» **CHALLENGE**: Each entry below should be returned exactly as is, with the pictures removed.

» **TASK INPUT**:

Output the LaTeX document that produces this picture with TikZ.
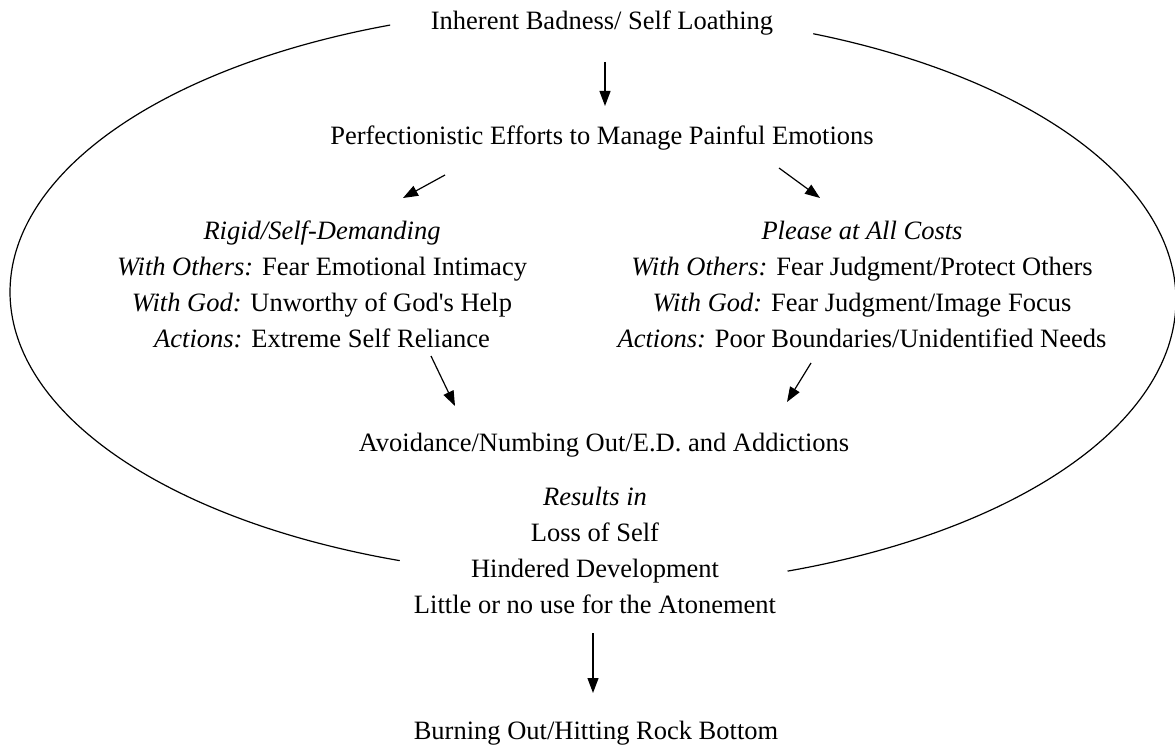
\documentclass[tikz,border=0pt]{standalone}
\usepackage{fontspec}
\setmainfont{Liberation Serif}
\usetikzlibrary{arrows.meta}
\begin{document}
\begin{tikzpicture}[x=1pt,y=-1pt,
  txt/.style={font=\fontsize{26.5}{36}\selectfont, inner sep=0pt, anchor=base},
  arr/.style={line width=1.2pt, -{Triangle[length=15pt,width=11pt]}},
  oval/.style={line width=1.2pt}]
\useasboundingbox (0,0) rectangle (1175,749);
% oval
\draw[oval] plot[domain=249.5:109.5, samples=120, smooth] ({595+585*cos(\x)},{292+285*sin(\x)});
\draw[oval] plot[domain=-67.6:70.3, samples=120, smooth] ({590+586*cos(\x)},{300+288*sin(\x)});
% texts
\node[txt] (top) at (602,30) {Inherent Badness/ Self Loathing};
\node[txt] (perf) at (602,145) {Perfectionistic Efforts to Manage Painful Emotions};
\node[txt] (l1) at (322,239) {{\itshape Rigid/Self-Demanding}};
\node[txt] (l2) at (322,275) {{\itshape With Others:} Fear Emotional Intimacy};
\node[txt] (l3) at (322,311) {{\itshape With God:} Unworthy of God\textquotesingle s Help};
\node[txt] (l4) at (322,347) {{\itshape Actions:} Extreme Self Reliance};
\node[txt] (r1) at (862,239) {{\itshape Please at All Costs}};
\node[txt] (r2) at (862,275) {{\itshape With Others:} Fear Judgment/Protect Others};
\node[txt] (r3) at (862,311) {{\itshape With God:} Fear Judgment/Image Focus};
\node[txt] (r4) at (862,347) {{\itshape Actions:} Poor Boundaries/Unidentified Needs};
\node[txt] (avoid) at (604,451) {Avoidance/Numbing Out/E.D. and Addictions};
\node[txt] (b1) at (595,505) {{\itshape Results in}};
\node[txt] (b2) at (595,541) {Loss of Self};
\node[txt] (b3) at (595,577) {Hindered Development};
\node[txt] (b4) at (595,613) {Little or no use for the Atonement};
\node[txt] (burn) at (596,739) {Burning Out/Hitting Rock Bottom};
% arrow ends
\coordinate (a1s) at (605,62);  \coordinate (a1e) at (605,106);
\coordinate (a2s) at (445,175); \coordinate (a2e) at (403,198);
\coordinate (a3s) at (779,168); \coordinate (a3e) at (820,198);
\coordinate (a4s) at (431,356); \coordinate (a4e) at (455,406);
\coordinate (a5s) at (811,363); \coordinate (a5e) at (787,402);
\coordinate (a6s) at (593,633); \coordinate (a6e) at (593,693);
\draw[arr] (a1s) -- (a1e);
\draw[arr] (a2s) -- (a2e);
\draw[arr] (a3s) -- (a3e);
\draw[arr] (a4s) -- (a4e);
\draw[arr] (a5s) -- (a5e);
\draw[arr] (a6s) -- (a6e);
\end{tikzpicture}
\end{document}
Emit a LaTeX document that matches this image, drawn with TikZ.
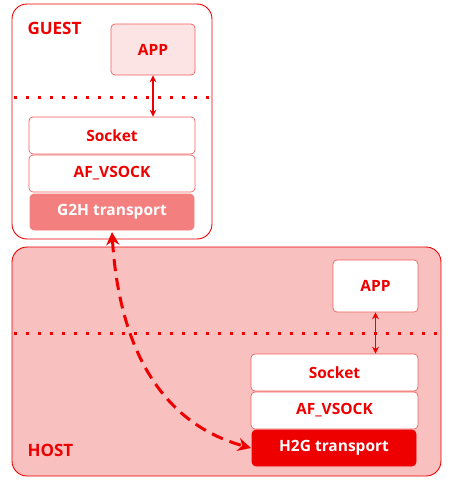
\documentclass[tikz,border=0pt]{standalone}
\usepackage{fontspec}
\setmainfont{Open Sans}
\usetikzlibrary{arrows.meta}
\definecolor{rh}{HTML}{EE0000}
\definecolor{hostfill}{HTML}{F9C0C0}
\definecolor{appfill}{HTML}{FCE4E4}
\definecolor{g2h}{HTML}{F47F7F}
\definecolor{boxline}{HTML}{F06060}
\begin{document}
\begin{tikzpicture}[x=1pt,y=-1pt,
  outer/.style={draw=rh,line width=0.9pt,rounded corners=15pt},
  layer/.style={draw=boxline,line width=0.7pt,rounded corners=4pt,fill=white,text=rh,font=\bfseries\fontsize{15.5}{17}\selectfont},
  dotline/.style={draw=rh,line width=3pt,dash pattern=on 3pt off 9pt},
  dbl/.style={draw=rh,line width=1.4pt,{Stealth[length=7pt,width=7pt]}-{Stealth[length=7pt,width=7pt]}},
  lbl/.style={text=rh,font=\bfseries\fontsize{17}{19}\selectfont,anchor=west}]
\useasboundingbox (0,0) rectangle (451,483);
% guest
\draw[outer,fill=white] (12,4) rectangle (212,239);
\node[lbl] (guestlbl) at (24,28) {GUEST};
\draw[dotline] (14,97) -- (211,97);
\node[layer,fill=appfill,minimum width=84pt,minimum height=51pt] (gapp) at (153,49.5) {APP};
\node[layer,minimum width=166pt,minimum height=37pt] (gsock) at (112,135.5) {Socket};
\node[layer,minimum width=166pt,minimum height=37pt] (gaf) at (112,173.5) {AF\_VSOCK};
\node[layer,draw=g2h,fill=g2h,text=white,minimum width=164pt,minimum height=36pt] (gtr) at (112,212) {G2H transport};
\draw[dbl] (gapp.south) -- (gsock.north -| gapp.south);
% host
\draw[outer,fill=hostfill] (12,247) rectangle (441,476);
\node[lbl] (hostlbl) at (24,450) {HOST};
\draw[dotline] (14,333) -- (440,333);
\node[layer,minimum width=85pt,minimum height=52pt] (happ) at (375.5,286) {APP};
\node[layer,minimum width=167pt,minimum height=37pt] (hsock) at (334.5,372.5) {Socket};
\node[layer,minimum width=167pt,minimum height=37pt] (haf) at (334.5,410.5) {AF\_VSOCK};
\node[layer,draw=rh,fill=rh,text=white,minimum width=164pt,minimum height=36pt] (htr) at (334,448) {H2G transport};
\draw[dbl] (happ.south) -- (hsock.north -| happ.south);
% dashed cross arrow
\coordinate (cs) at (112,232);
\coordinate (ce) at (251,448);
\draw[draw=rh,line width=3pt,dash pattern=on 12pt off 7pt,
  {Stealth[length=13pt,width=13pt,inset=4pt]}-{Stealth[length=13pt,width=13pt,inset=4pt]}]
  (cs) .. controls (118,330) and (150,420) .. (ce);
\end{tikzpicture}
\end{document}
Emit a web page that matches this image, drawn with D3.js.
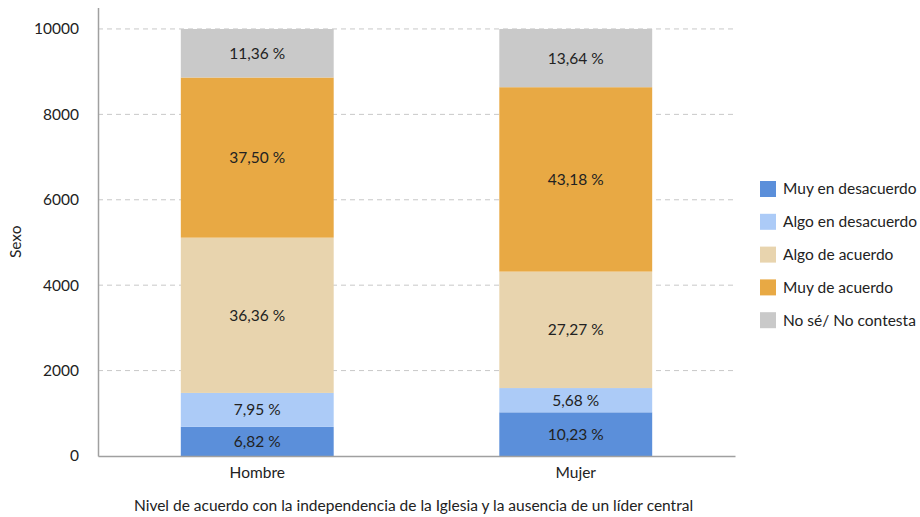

» **FULL RESPONSE**:
Output the LaTeX document that produces this picture with TikZ.
\documentclass[tikz,border=0pt]{standalone}
\usepackage{fontspec}
\setmainfont{Liberation Serif}
\usetikzlibrary{arrows.meta}
\begin{document}
\begin{tikzpicture}[x=1pt,y=-1pt,
  txt/.style={font=\fontsize{26.5}{36}\selectfont, inner sep=0pt, anchor=base},
  arr/.style={line width=1.2pt, -{Triangle[length=15pt,width=11pt]}},
  oval/.style={line width=1.2pt}]
\useasboundingbox (0,0) rectangle (1175,749);
% oval
\draw[oval] plot[domain=249.5:109.5, samples=120, smooth] ({595+585*cos(\x)},{292+285*sin(\x)});
\draw[oval] plot[domain=-67.6:70.3, samples=120, smooth] ({590+586*cos(\x)},{300+288*sin(\x)});
% texts
\node[txt] (top) at (602,30) {Inherent Badness/ Self Loathing};
\node[txt] (perf) at (602,145) {Perfectionistic Efforts to Manage Painful Emotions};
\node[txt] (l1) at (322,239) {{\itshape Rigid/Self-Demanding}};
\node[txt] (l2) at (322,275) {{\itshape With Others:} Fear Emotional Intimacy};
\node[txt] (l3) at (322,311) {{\itshape With God:} Unworthy of God\textquotesingle s Help};
\node[txt] (l4) at (322,347) {{\itshape Actions:} Extreme Self Reliance};
\node[txt] (r1) at (862,239) {{\itshape Please at All Costs}};
\node[txt] (r2) at (862,275) {{\itshape With Others:} Fear Judgment/Protect Others};
\node[txt] (r3) at (862,311) {{\itshape With God:} Fear Judgment/Image Focus};
\node[txt] (r4) at (862,347) {{\itshape Actions:} Poor Boundaries/Unidentified Needs};
\node[txt] (avoid) at (604,451) {Avoidance/Numbing Out/E.D. and Addictions};
\node[txt] (b1) at (595,505) {{\itshape Results in}};
\node[txt] (b2) at (595,541) {Loss of Self};
\node[txt] (b3) at (595,577) {Hindered Development};
\node[txt] (b4) at (595,613) {Little or no use for the Atonement};
\node[txt] (burn) at (596,739) {Burning Out/Hitting Rock Bottom};
% arrow ends
\coordinate (a1s) at (605,62);  \coordinate (a1e) at (605,106);
\coordinate (a2s) at (445,175); \coordinate (a2e) at (403,198);
\coordinate (a3s) at (779,168); \coordinate (a3e) at (820,198);
\coordinate (a4s) at (431,356); \coordinate (a4e) at (455,406);
\coordinate (a5s) at (811,363); \coordinate (a5e) at (787,402);
\coordinate (a6s) at (593,633); \coordinate (a6e) at (593,693);
\draw[arr] (a1s) -- (a1e);
\draw[arr] (a2s) -- (a2e);
\draw[arr] (a3s) -- (a3e);
\draw[arr] (a4s) -- (a4e);
\draw[arr] (a5s) -- (a5e);
\draw[arr] (a6s) -- (a6e);
\end{tikzpicture}
\end{document}
Emit a LaTeX document that matches this image, drawn with TikZ.
\documentclass[tikz,border=0pt]{standalone}
\usepackage{fontspec}
\setmainfont{Open Sans}
\usetikzlibrary{arrows.meta}
\definecolor{rh}{HTML}{EE0000}
\definecolor{hostfill}{HTML}{F9C0C0}
\definecolor{appfill}{HTML}{FCE4E4}
\definecolor{g2h}{HTML}{F47F7F}
\definecolor{boxline}{HTML}{F06060}
\begin{document}
\begin{tikzpicture}[x=1pt,y=-1pt,
  outer/.style={draw=rh,line width=0.9pt,rounded corners=15pt},
  layer/.style={draw=boxline,line width=0.7pt,rounded corners=4pt,fill=white,text=rh,font=\bfseries\fontsize{15.5}{17}\selectfont},
  dotline/.style={draw=rh,line width=3pt,dash pattern=on 3pt off 9pt},
  dbl/.style={draw=rh,line width=1.4pt,{Stealth[length=7pt,width=7pt]}-{Stealth[length=7pt,width=7pt]}},
  lbl/.style={text=rh,font=\bfseries\fontsize{17}{19}\selectfont,anchor=west}]
\useasboundingbox (0,0) rectangle (451,483);
% guest
\draw[outer,fill=white] (12,4) rectangle (212,239);
\node[lbl] (guestlbl) at (24,28) {GUEST};
\draw[dotline] (14,97) -- (211,97);
\node[layer,fill=appfill,minimum width=84pt,minimum height=51pt] (gapp) at (153,49.5) {APP};
\node[layer,minimum width=166pt,minimum height=37pt] (gsock) at (112,135.5) {Socket};
\node[layer,minimum width=166pt,minimum height=37pt] (gaf) at (112,173.5) {AF\_VSOCK};
\node[layer,draw=g2h,fill=g2h,text=white,minimum width=164pt,minimum height=36pt] (gtr) at (112,212) {G2H transport};
\draw[dbl] (gapp.south) -- (gsock.north -| gapp.south);
% host
\draw[outer,fill=hostfill] (12,247) rectangle (441,476);
\node[lbl] (hostlbl) at (24,450) {HOST};
\draw[dotline] (14,333) -- (440,333);
\node[layer,minimum width=85pt,minimum height=52pt] (happ) at (375.5,286) {APP};
\node[layer,minimum width=167pt,minimum height=37pt] (hsock) at (334.5,372.5) {Socket};
\node[layer,minimum width=167pt,minimum height=37pt] (haf) at (334.5,410.5) {AF\_VSOCK};
\node[layer,draw=rh,fill=rh,text=white,minimum width=164pt,minimum height=36pt] (htr) at (334,448) {H2G transport};
\draw[dbl] (happ.south) -- (hsock.north -| happ.south);
% dashed cross arrow
\coordinate (cs) at (112,232);
\coordinate (ce) at (251,448);
\draw[draw=rh,line width=3pt,dash pattern=on 12pt off 7pt,
  {Stealth[length=13pt,width=13pt,inset=4pt]}-{Stealth[length=13pt,width=13pt,inset=4pt]}]
  (cs) .. controls (118,330) and (150,420) .. (ce);
\end{tikzpicture}
\end{document}
Emit a web page that matches this image, drawn with D3.js.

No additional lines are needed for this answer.